In terms of education, the report says that an accurate date is unavailable, but the school buildings are inadequate to house the entire student population. As seen in the picture, students are compelled to learn outdoors due to the lack of space in schools. “The government is yet to fully implement a proper plan in respect of enhancing the levels of education within the selected community.”
According to the TNA, among the social problems the people in Santhapuram face, the biggest threat is militarization. For instance, with the support of the military, illegal liquor and narcotics are being distributed among the community. There are also cases of reported child abuse, but whether this has been attributed to the military is unclear in the report.

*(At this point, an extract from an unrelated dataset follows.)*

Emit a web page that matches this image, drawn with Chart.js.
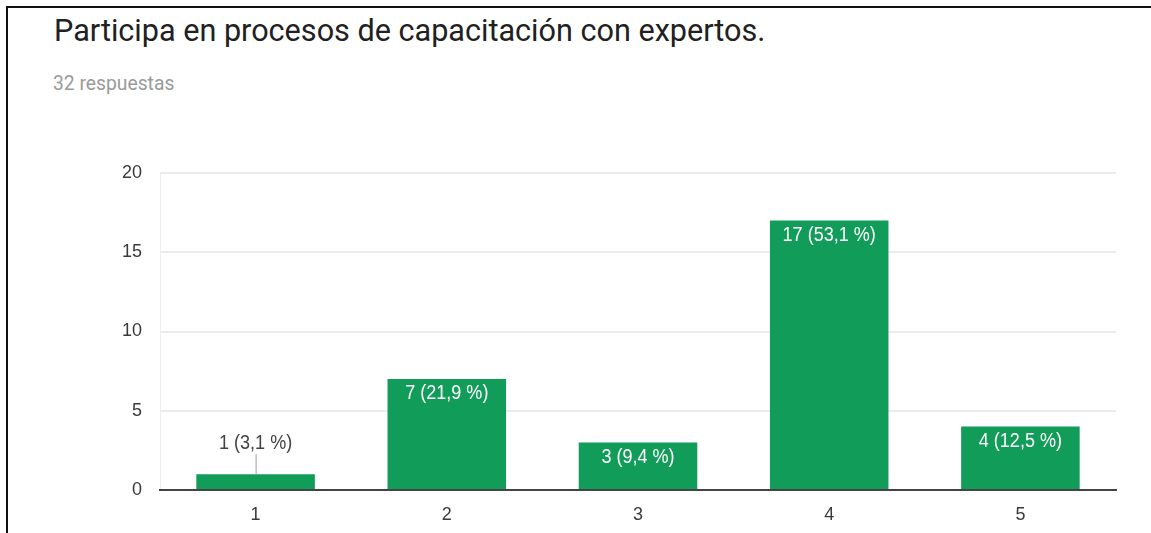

Moreover, the military is also “allegedly responsible for the distribution of pornography,” and occupying private land for the purpose of building a war museum. “It is reported that such land is capable of being cultivated. Hence such illegal occupation has adversely affected the livelihoods of the community,” the report said.
The TNA added that the Government needs to downscale the level of military presence in the Vanni and re-establish ordinary civilian life, with only the local police to oversee law and order. “However, each month, the President makes a declaration under section 12 of the Public Security Ordinance No. 25 of 1947, calling out the armed forces to maintain law and order in every single district of the country,” the report said, adding that since the state of emergency has been lifted, the government should take immediate steps to develop the local law enforcement force, while reducing the number of military personnel in the Vanni.
In addition, the government has failed to facilitate the proper transition of areas such as Santhapuram from a militarized environment, as during a conflict, to a “normal” environment. “It may be reasonably concluded that the military occupation is directly linked to several social ills and livelihood deprivations in the selected village.”